## DATASET SECTION
☆ ☆ ☆ ☆ ☆ ☆ ☆

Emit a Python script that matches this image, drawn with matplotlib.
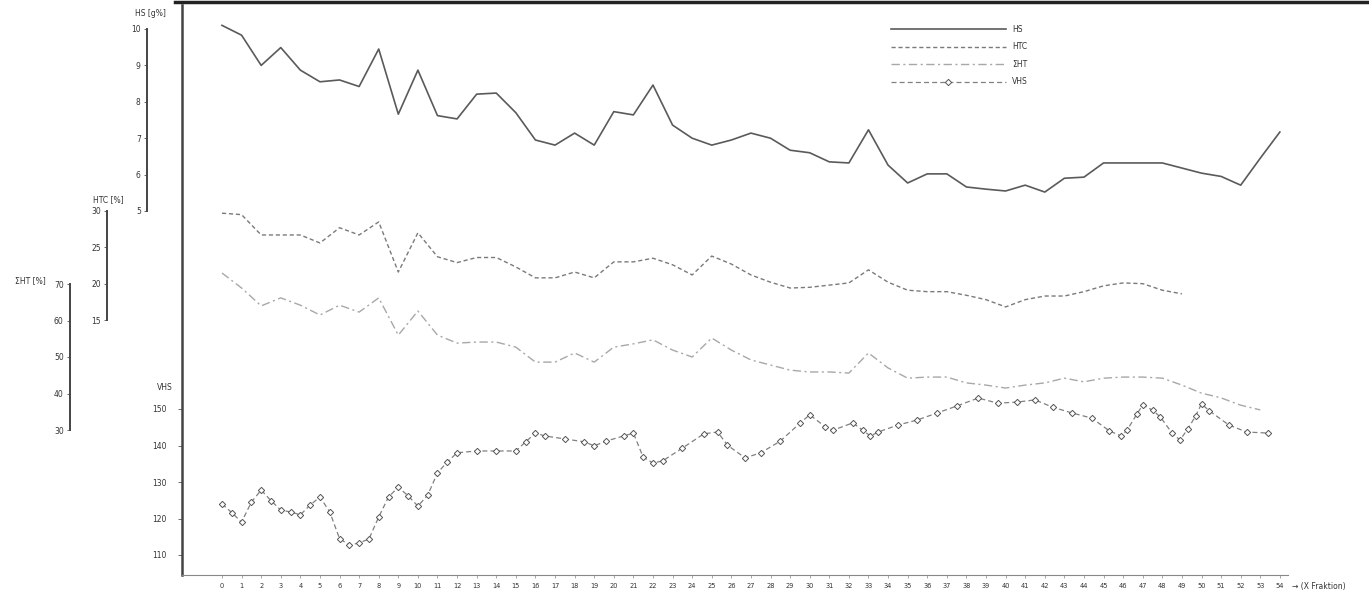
import matplotlib
matplotlib.use("Agg")
import matplotlib.pyplot as plt
from matplotlib.lines import Line2D

# ---------------- data ----------------
fractions = list(range(55))
x_ticklabels = [str(i) for i in fractions]

hs = [10.1, 9.83, 9.0, 9.49, 8.87, 8.55, 8.6, 8.42, 9.45, 7.66,
      8.87, 7.62, 7.53, 8.21, 8.24, 7.7, 6.95, 6.81, 7.14, 6.81,
      7.73, 7.64, 8.46, 7.36, 7.0, 6.81, 6.95, 7.14, 7.0, 6.67,
      6.6, 6.35, 6.32, 7.23, 6.26, 5.77, 6.02, 6.02, 5.66, 5.6,
      5.55, 5.71, 5.52, 5.9, 5.93, 6.32, 6.32, 6.32, 6.32, 6.18,
      6.04, 5.95, 5.71, 6.45, 7.17]

htc = [29.7, 29.5, 26.7, 26.7, 26.7, 25.6, 27.7, 26.7, 28.5, 21.6,
       27.0, 23.7, 22.9, 23.6, 23.6, 22.3, 20.8, 20.8, 21.6, 20.8,
       23.0, 23.0, 23.5, 22.6, 21.2, 23.8, 22.7, 21.2, 20.2, 19.4,
       19.5, 19.8, 20.1, 21.9, 20.2, 19.1, 18.9, 18.9, 18.4, 17.8,
       16.8, 17.8, 18.3, 18.3, 18.9, 19.7, 20.1, 20.0, 19.1, 18.6]

sht = [73.0, 68.9, 64.0, 66.2, 64.2, 61.5, 64.2, 62.3, 66.2, 56.0,
       62.6, 56.0, 53.8, 54.1, 54.1, 52.7, 48.6, 48.6, 51.1, 48.6,
       52.7, 53.6, 54.7, 51.9, 50.0, 55.2, 51.9, 49.2, 47.8, 46.4,
       45.9, 45.9, 45.6, 51.1, 47.0, 44.2, 44.5, 44.5, 42.9, 42.3,
       41.5, 42.3, 42.9, 44.2, 43.2, 44.2, 44.5, 44.5, 44.2, 42.3,
       40.1, 38.8, 36.8, 35.5]

vhs_x = [0, 0.5, 1, 1.5, 2, 2.5, 3, 3.5, 4, 4.5, 5, 5.5, 6, 6.5, 7, 7.5,
         8, 8.5, 9, 9.5, 10, 10.5, 11, 11.5, 12, 13, 14, 15, 15.5, 16,
         16.5, 17.5, 18.5, 19, 19.6, 20.5, 21, 21.5, 22, 22.5, 23.5, 24.6,
         25.3, 25.8, 26.7, 27.5, 28.5, 29.5, 30, 30.8, 31.2, 32.2, 32.7,
         33.1, 33.5, 34.5, 35.5, 36.5, 37.5, 38.6, 39.6, 40.6, 41.5, 42.4,
         43.4, 44.4, 45.3, 45.9, 46.2, 46.7, 47.0, 47.5, 47.9, 48.5, 48.9,
         49.3, 49.7, 50.0, 50.4, 51.4, 52.3, 53.4]
vhs = [124.0, 121.6, 119.0, 124.5, 127.8, 124.9, 122.3, 121.8, 121.0, 123.7,
       125.9, 121.8, 114.5, 112.7, 113.3, 114.4, 120.4, 125.9, 128.6, 126.2,
       123.4, 126.4, 132.5, 135.5, 138.0, 138.5, 138.5, 138.5, 141.0, 143.4,
       142.6, 141.8, 141.0, 139.9, 141.2, 142.6, 143.4, 136.8, 135.2, 135.8,
       139.3, 143.2, 143.7, 140.1, 136.6, 138.0, 141.2, 146.1, 148.4, 145.1,
       144.2, 146.2, 144.2, 142.6, 143.7, 145.6, 147.0, 148.9, 150.8, 153.0,
       151.6, 151.9, 152.5, 150.5, 148.9, 147.5, 144.0, 142.6, 144.2, 148.6,
       151.1, 149.7, 147.8, 143.4, 141.5, 144.5, 148.1, 151.4, 149.5, 145.6,
       143.7, 143.4]

hs_ticks = [5, 6, 7, 8, 9, 10]
htc_ticks = [15, 20, 25, 30]
sht_ticks = [30, 40, 50, 60, 70]
vhs_ticks = [110, 120, 130, 140, 150]

legend_labels = ["HS", "HTC", "ΣHT", "VHS"]

# ---------------- layout ----------------
W, H = 1369, 594
fig = plt.figure(figsize=(W / 100, H / 100), dpi=100)
fig.patch.set_facecolor("white")
plt.rcParams["font.family"] = ["DejaVu Sans"]

ax_l, ax_r, ax_b, ax_t = 182, 1288, 575, 5
rect = [ax_l / W, 1 - ax_b / H, (ax_r - ax_l) / W, (ax_b - ax_t) / H]
axw = ax_r - ax_l

def px_lim(v1, p1, v2, p2):
    # value limits so that v1 sits at pixel row p1 and v2 at pixel row p2
    s = (v1 - v2) / (p2 - p1)
    return v1 - (ax_b - p1) * s, v1 + (p1 - ax_t) * s

tcol = "#333333"
fs = 5.5

# main (VHS) axes
ax = fig.add_axes(rect)
ax.set_xlim(-40 / 19.59, (ax_r - 222) / 19.59)
ax.set_ylim(*px_lim(150, 409, 110, 555))
for s in ["top", "right"]:
    ax.spines[s].set_visible(False)
ax.spines["left"].set_color("#444444")
ax.spines["left"].set_linewidth(1.8)
ax.spines["bottom"].set_color("#888888")
ax.spines["bottom"].set_linewidth(0.8)
ax.set_xticks(fractions)
ax.set_xticklabels(x_ticklabels, fontsize=4.8, color=tcol)
ax.tick_params(axis="x", length=2, width=0.6, color="#999999", pad=4)
ax.set_yticks(vhs_ticks)
ax.set_yticklabels([str(t) for t in vhs_ticks], fontsize=fs, color=tcol)
ax.tick_params(axis="y", length=3, width=0.6, color="#555555", pad=8)

ax.plot(vhs_x, vhs, color="#808080", lw=0.9, ls=(0, (4, 2.5)),
        marker="D", ms=3.2, mfc="white", mec="#555555", mew=0.7, label=legend_labels[3])

def side_axis(ylims, ticks, spine_px):
    a = fig.add_axes(rect, sharex=ax)
    a.set_ylim(*ylims)
    a.patch.set_visible(False)
    a.xaxis.set_visible(False)
    for s in ["top", "right", "bottom"]:
        a.spines[s].set_visible(False)
    a.spines["left"].set_position(("axes", (spine_px - ax_l) / axw))
    a.spines["left"].set_bounds(min(ticks), max(ticks))
    a.spines["left"].set_color("#444444")
    a.spines["left"].set_linewidth(1.4)
    a.set_yticks(ticks)
    a.set_yticklabels([str(t) for t in ticks], fontsize=fs, color=tcol)
    a.tick_params(axis="y", length=2.5, width=0.6, color="#555555", pad=2)
    return a

ax_hs = side_axis(px_lim(10, 29, 5, 211), hs_ticks, 147)
ax_htc = side_axis(px_lim(30, 211, 15, 320), htc_ticks, 107)
ax_sht = side_axis(px_lim(70, 284, 30, 430), sht_ticks, 70)

l_hs, = ax_hs.plot(fractions, hs, color="#5a5a5a", lw=1.2, label=legend_labels[0])
l_htc, = ax_htc.plot(fractions[:len(htc)], htc, color="#7a7a7a", lw=1.0,
                     ls=(0, (3, 2)), label=legend_labels[1])
l_sht, = ax_sht.plot(fractions[:len(sht)], sht, color="#a8a8a8", lw=1.0,
                     ls=(0, (6, 2.5, 1.5, 2.5)), label=legend_labels[2])
l_vhs = ax.get_lines()[0]

# axis titles
def ftext(x, y, s, **kw):
    fig.text(x / W, 1 - y / H, s, fontsize=fs, color=tcol, **kw)

ftext(150, 13, "HS [g%]", ha="center", va="center")
ftext(108, 200, "HTC [%]", ha="center", va="center")
ftext(30, 281, "ΣHT [%]", ha="center", va="center")
ftext(165, 388, "VHS", ha="center", va="center")
ftext(1292, 587, "→ (X Fraktion)", ha="left", va="center")

# legend
leg = ax_sht.legend([l_hs, l_htc, l_sht, l_vhs], legend_labels,
                    loc="upper left",
                    bbox_to_anchor=((888 - ax_l) / axw, 1 - (22 - ax_t) / (ax_b - ax_t)),
                    frameon=False, fontsize=fs, handlelength=15, labelspacing=1.1,
                    handletextpad=0.8, borderaxespad=0)
for t in leg.get_texts():
    t.set_color(tcol)

# scan edge line at top
fig.add_artist(Line2D([175 / W, 1.0], [1 - 1.5 / H, 1 - 1.5 / H],
                      transform=fig.transFigure, color="#222222", lw=2.5))

fig.savefig("out.png", dpi=100, facecolor="white")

☆ ☆ ☆ ☆ ☆ ☆ ☆

## EXERCISE GOAL
Begin at the first line of the material and copy each line exactly through the one containing "x_ticklabels = [str(i) for i in fractions]". Omit pictures.

## EXPECTED OUTPUT
Emit a Python script that matches this image, drawn with matplotlib.
import matplotlib
matplotlib.use("Agg")
import matplotlib.pyplot as plt
from matplotlib.lines import Line2D

# ---------------- data ----------------
fractions = list(range(55))
x_ticklabels = [str(i) for i in fractions]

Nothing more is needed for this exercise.